100% empathise here, even tho I am close to, and see loads of my 3 AC, their partners and all 5GC. I lead a very full life with lots of holidays and lots of friends, and my glass is always nearly full .... all the GC are also quite independent now, even the youngest 3 need minimum supervision. However, the nostalgia I feel when looking back on old photos is immense and quite overwhelming. Just proves they were my happiest times and the years just go by too quickly, but how lucky are we to have experienced it all ....

grannybuy Mon 19-Aug-19 10:53:15

Being at home, bringing up three children was a stage in life that I loved. Due to having learning difficulties, AS is still with me, so I'm not alone, but nor am I entirely free to please myself, but that's fine. When on holiday, sometimes I'm envious when I see families with young children.

Guineagirl Mon 19-Aug-19 10:57:13

Me too Imm6 it’s only been three years but it’s still hard. Yes I have interests etc and my daughter visits and we visit her but I think there are other factors like losing our parents, retirement etc it’s not as simple as just get some hobbies. Like anything in life it affects people in different ways. Also, what I have learned some people have a better support system as well

NfkDumpling Mon 19-Aug-19 11:07:32

I recently came to the conclusion it's why I hate spare rooms. Rooms which sit there dead, empty, without a purpose except to be there for when the kids come and they come alive again for a few days. Those old children's bedrooms which became spare. I was happy to downsize and only have one proper spare room - and that doubles as a study. No empty nests.

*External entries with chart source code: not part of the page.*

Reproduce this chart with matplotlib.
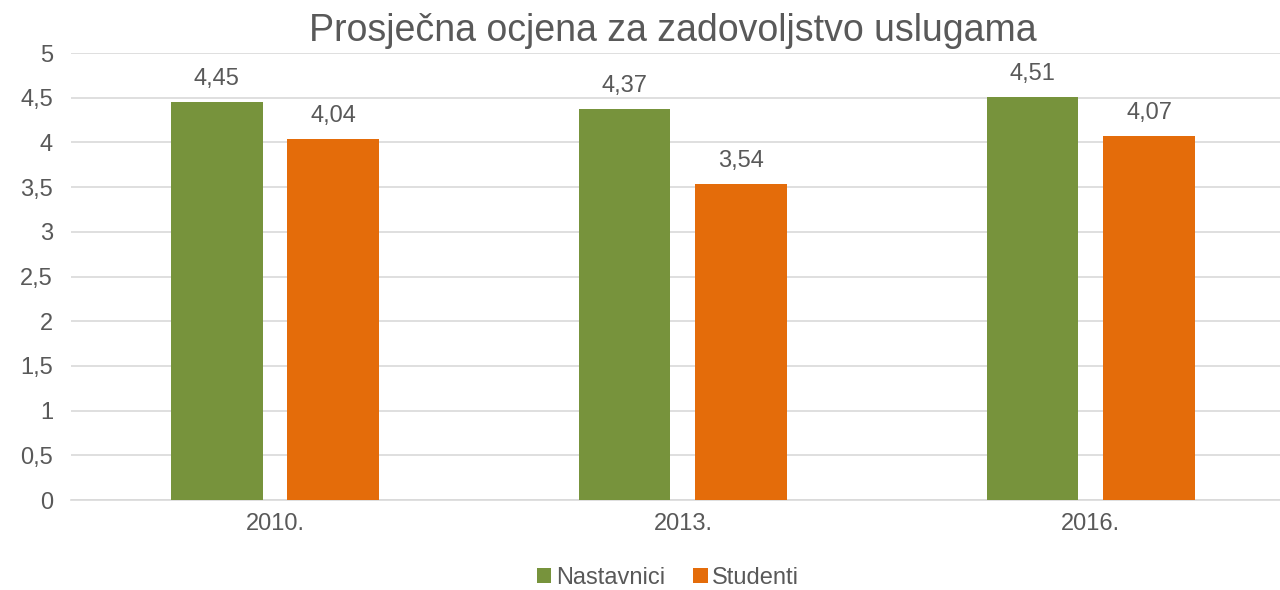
import matplotlib.pyplot as plt
import numpy as np

plt.rcParams['font.family'] = ['Liberation Sans', 'DejaVu Sans']

years = ['2010.', '2013.', '2016.']
nastavnici = [4.45, 4.37, 4.51]
studenti = [4.04, 3.54, 4.07]

green = '#77933C'
orange = '#E46C0A'
text_col = '#595959'

fig = plt.figure(figsize=(12.8, 5.9), dpi=100)
ax = fig.add_axes([0.0555, 0.1525, 0.956, 0.7575])

x = np.arange(len(years))
w = 0.225
off = 0.143
b1 = ax.bar(x - off, nastavnici, w, color=green, label='Nastavnici', zorder=3)
b2 = ax.bar(x + off, studenti, w, color=orange, label='Studenti', zorder=3)

# value labels above each bar, decimal comma
for bars, vals in ((b1, nastavnici), (b2, studenti)):
    for rect, v in zip(bars, vals):
        ax.text(rect.get_x() + rect.get_width() / 2, v + 0.19,
                f'{v:.2f}'.replace('.', ','), ha='center', va='baseline',
                fontsize=17, color=text_col)

ax.set_xlim(-0.5, 2.5)
ax.set_ylim(0, 5)
yt = np.arange(0, 5.01, 0.5)
ax.set_yticks(yt)
ax.set_yticklabels([f'{t:g}'.replace('.', ',') for t in yt])
ax.set_xticks(x)
ax.set_xticklabels(years)
ax.tick_params(axis='both', length=0, labelsize=17, colors=text_col)
ax.tick_params(axis='x', pad=9)
ax.tick_params(axis='y', pad=13)
ax.grid(axis='y', color='#D9D9D9', linewidth=1.2, zorder=0)
for s in ('top', 'right', 'left'):
    ax.spines[s].set_visible(False)
ax.spines['bottom'].set_color('#D9D9D9')
ax.spines['bottom'].set_linewidth(1.2)

fig.text(0.526, 0.978, 'Prosječna ocjena za zadovoljstvo uslugama',
         fontsize=27, color=text_col, ha='center', va='top')

fig.legend(handles=[b1, b2], loc='center', bbox_to_anchor=(0.522, 0.02),
           ncol=2, frameon=False, fontsize=17, labelcolor=text_col,
           handlelength=0.6, handleheight=0.6, handletextpad=0.2,
           columnspacing=1.2)

fig.savefig('out.png', dpi=100)
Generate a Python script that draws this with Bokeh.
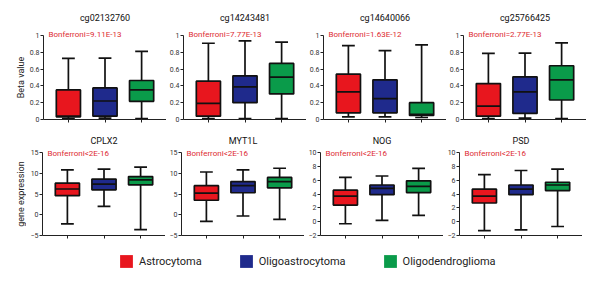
from math import pi
from bokeh.plotting import figure
from bokeh.layouts import column, row
from bokeh.models import ColumnDataSource, FixedTicker, Label, Legend, LegendItem, Range1d
from bokeh.embed import file_html
from bokeh.resources import INLINE

# ---------------- data ----------------
groups = ["Astrocytoma", "Oligoastrocytoma", "Oligodendroglioma"]
colors = ["#e8161e", "#1f2a8c", "#0a9b4a"]

probes = ["cg02132760", "cg14243481", "cg14640066", "cg25766425"]
probe_pvals = ["Bonferroni=9.11E-13", "Bonferroni=7.77E-13",
               "Bonferroni=1.63E-12", "Bonferroni=2.77E-13"]
genes = ["CPLX2", "MYT1L", "NOG", "PSD"]
gene_pvals = ["Bonferroni<2E-16", "Bonferroni<2E-16",
              "Bonferroni<2E-16", "Bonferroni<2E-16"]
row_labels = ["Beta value", "gene expression"]

# box statistics per panel: [Astrocytoma, Oligoastrocytoma, Oligodendroglioma]
cg02132760 = dict(lo=[0.01, 0.016, 0.012], q1=[0.032, 0.04, 0.216],
                  med=[0.04, 0.22, 0.352], q3=[0.352, 0.376, 0.464],
                  hi=[0.728, 0.73, 0.81])
cg14243481 = dict(lo=[0.01, 0.01, 0.01], q1=[0.04, 0.2, 0.304],
                  med=[0.192, 0.388, 0.504], q3=[0.456, 0.52, 0.668],
                  hi=[0.908, 0.936, 0.92])
cg14640066 = dict(lo=[0.032, 0.032, 0.024], q1=[0.08, 0.08, 0.048],
                  med=[0.328, 0.248, 0.06], q3=[0.54, 0.472, 0.2],
                  hi=[0.88, 0.82, 0.888])
cg25766425 = dict(lo=[0.01, 0.016, 0.01], q1=[0.04, 0.072, 0.232],
                  med=[0.16, 0.328, 0.472], q3=[0.428, 0.508, 0.64],
                  hi=[0.788, 0.79, 0.912])

CPLX2 = dict(lo=[-2.2, 2.0, -3.6], q1=[4.6, 6.0, 7.2],
             med=[6.2, 7.4, 8.4], q3=[7.6, 8.6, 9.2],
             hi=[10.8, 11.0, 11.5])
MYT1L = dict(lo=[-1.6, -0.3, -1.1], q1=[3.5, 5.3, 6.5],
             med=[5.2, 7.0, 8.0], q3=[7.0, 8.0, 9.0],
             hi=[10.3, 10.8, 11.2])
NOG = dict(lo=[-0.3, 0.2, 0.9], q1=[2.4, 3.9, 4.2],
           med=[3.7, 4.8, 5.1], q3=[4.55, 5.3, 5.9],
           hi=[6.4, 6.6, 7.7])
PSD = dict(lo=[-1.3, -1.2, -0.7], q1=[2.7, 3.9, 4.5],
           med=[3.7, 4.7, 5.3], q3=[4.7, 5.3, 5.7],
           hi=[6.8, 7.4, 7.6])

beta_ticks = [0.0, 0.2, 0.4, 0.6, 0.8, 1.0]
expr_ticks_a = [-5, 0, 5, 10, 15]
expr_ticks_b = [-2, 0, 2, 4, 6, 8, 10]

FONT = "Roboto"
PVAL_COLOR = "#dd2a30"
FRAME_W = 123
LEFT = 16
BOTTOM = 10
BOX_W = 0.66
CAP_W = 0.35


def panel(title, stats, pval, yrange, ticks, head_px, data_px,
          title_dy, pval_dy):
    xs = [i + 1 for i in range(len(groups))]
    y0, y1 = yrange
    # frame extends head_px pixels above the data range (for title / p-value)
    y_top = y1 + head_px * (y1 - y0) / data_px
    p = figure(frame_width=FRAME_W, frame_height=head_px + data_px,
               title=None,
               x_range=Range1d(0.32, 3.68), y_range=Range1d(y0, y_top),
               output_backend="svg", toolbar_location=None,
               min_border_left=LEFT, min_border_right=0,
               min_border_top=0, min_border_bottom=BOTTOM)
    p.outline_line_color = None
    p.grid.visible = False

    p.xaxis.ticker = FixedTicker(ticks=xs)
    p.xaxis.major_label_overrides = {x: "" for x in xs}
    p.xaxis.major_label_text_font_size = "4px"
    p.xaxis.major_label_standoff = 0
    p.yaxis.ticker = FixedTicker(ticks=ticks)
    p.yaxis.bounds = (y0, y1)
    for ax in (p.xaxis, p.yaxis):
        ax.axis_line_color = "#222222"
        ax.axis_line_width = 1
        ax.major_tick_line_color = "#222222"
        ax.major_tick_in = 0
        ax.major_tick_out = 3
        ax.minor_tick_line_color = None
    p.yaxis.major_label_text_font = FONT
    p.yaxis.major_label_text_font_size = "7px"
    p.yaxis.major_label_text_color = "#333333"
    p.yaxis.major_label_standoff = 1

    src = ColumnDataSource(dict(
        x=xs, lo=stats["lo"], q1=stats["q1"], med=stats["med"],
        q3=stats["q3"], hi=stats["hi"], color=colors,
        bl=[x - BOX_W / 2 for x in xs], br=[x + BOX_W / 2 for x in xs],
        cl=[x - CAP_W / 2 for x in xs], cr=[x + CAP_W / 2 for x in xs]))
    lw = 1.7
    p.segment(x0="x", y0="q3", x1="x", y1="hi", source=src, line_color="#111111", line_width=lw)
    p.segment(x0="x", y0="lo", x1="x", y1="q1", source=src, line_color="#111111", line_width=lw)
    p.segment(x0="cl", y0="hi", x1="cr", y1="hi", source=src, line_color="#111111", line_width=lw)
    p.segment(x0="cl", y0="lo", x1="cr", y1="lo", source=src, line_color="#111111", line_width=lw)
    p.vbar(x="x", width=BOX_W, bottom="q1", top="q3", source=src,
           fill_color="color", line_color="#111111", line_width=lw)
    p.segment(x0="bl", y0="med", x1="br", y1="med", source=src,
              line_color="#111111", line_width=lw)

    p.add_layout(Label(x=2, y=y1, y_offset=title_dy, text=title,
                       text_font=FONT, text_font_size="9px",
                       text_color="#111111", text_align="center",
                       text_baseline="middle"))
    p.add_layout(Label(x=0.32, y=y1, x_offset=5, y_offset=pval_dy, text=pval,
                       text_font=FONT, text_font_size="8px",
                       text_color=PVAL_COLOR, text_baseline="middle"))
    return p


def ylabel_strip(text, ref_panel, head_px, data_px, yrange):
    s = figure(frame_width=26, frame_height=head_px + data_px, title=None,
               x_range=Range1d(0, 1), y_range=ref_panel.y_range,
               output_backend="svg", toolbar_location=None,
               x_axis_location=None, y_axis_location=None,
               min_border_left=0, min_border_right=0, min_border_top=0,
               min_border_bottom=BOTTOM)
    s.outline_line_color = None
    s.grid.visible = False
    s.add_layout(Label(x=0.8, y=(yrange[0] + yrange[1]) / 2, text=text,
                       angle=pi / 2, text_font=FONT, text_font_size="9px",
                       text_color="#222222", text_align="center",
                       text_baseline="middle"))
    return s


top_stats = [cg02132760, cg14243481, cg14640066, cg25766425]
bot_stats = [CPLX2, MYT1L, NOG, PSD]
bot_ranges = [(-5, 15), (-5, 15), (-2, 10), (-2, 10)]
bot_ticks = [expr_ticks_a, expr_ticks_a, expr_ticks_b, expr_ticks_b]

TOP_HEAD, TOP_DATA = 35, 84
BOT_HEAD, BOT_DATA = 23, 83

top_row = [panel(probes[i], top_stats[i], probe_pvals[i], (0, 1.0),
                 beta_ticks, TOP_HEAD, TOP_DATA, 18, 1) for i in range(4)]
bot_row = [panel(genes[i], bot_stats[i], gene_pvals[i], bot_ranges[i],
                 bot_ticks[i], BOT_HEAD, BOT_DATA, 12, -1) for i in range(4)]

top_lab = ylabel_strip(row_labels[0], top_row[0], TOP_HEAD, TOP_DATA, (0, 1.0))
bot_lab = ylabel_strip(row_labels[1], bot_row[0], BOT_HEAD, BOT_DATA, bot_ranges[0])

# legend strip
lg = figure(width=26 + 4 * (LEFT + FRAME_W), height=26, title=None,
            x_range=Range1d(0, 1), y_range=Range1d(0, 1),
            output_backend="svg", toolbar_location=None,
            x_axis_location=None, y_axis_location=None,
            min_border=0)
lg.outline_line_color = None
lg.grid.visible = False
items = []
for g, c in zip(groups, colors):
    # proxy glyph kept outside the visible range; only its legend swatch shows
    r = lg.vbar(x=[-5], bottom=[-5], top=[-4], width=1, fill_color=c, line_color=None)
    items.append(LegendItem(label=g, renderers=[r]))
legend = Legend(items=items, orientation="horizontal", location=(118, 2),
                glyph_width=16, glyph_height=16, label_standoff=5,
                spacing=36, padding=0, margin=0, border_line_color=None,
                background_fill_alpha=0, label_text_font=FONT,
                label_text_font_size="11px", label_text_color="#222222")
lg.add_layout(legend)

layout = column(row(top_lab, *top_row), row(bot_lab, *bot_row), lg)
open("out.html", "w").write(file_html(layout, INLINE))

CarlyD7 Mon 19-Aug-19 11:08:50

What strikes me is that parents - especially mothers - are encouraged to give their all to their children, and if they try to carve out a social life or even a job they love from "family time" wow do the critics come down on them for "being selfish". And then when the children leave, we are supposed to let them go (i.e. our "lives") and not mourn them, or the life we had, but "get on with our lives" including making new friends - which, for a lot of us means starting again. I think mothers, in particular, can't win!

Tigertooth Mon 19-Aug-19 11:18:36

Two of mine just left for uni but with a long gap I had two more in my 40’s so mine range from 21 to 9.
I’m dreading my only daughter going to uni in Sept but have the little ones to keep my busy - I’m 53 so they should see me into my old age - I imagine I’ll be too exhausted to care by then! Hopefully older ones may have given me some GC.
Property is so expensive in London, I might just keep the youngest illiterate so he is poorly paid and has to live with mum ( joke) ... we were taking the two younger ones to Spain tomorrow but older teo got wind if it so now we’re ALL going!

Beachwriter Mon 19-Aug-19 11:21:46

An additional point. When my children were young, I knew my role was hopefully to produce two happy independent adults who had a purpose in life. My daughter was late diagnosed with Aspergers and suffers from ME. She is disabled and lives at home. As a result, I don't know what my role is now and I have some difficulty in coming to terms with this.

Pagzy Mon 19-Aug-19 11:30:25

I do understand the empty feeling of not having anything worthwhile to fill the days and not having friends Other grandsnetters usually have lots of suggestions for hobbies etc
The only thing that really helps me is my 4 year old grandson but he and my son and partner will be moving to another part of the country in a years time .
One day might you have the joy of grandchildren to look forward to?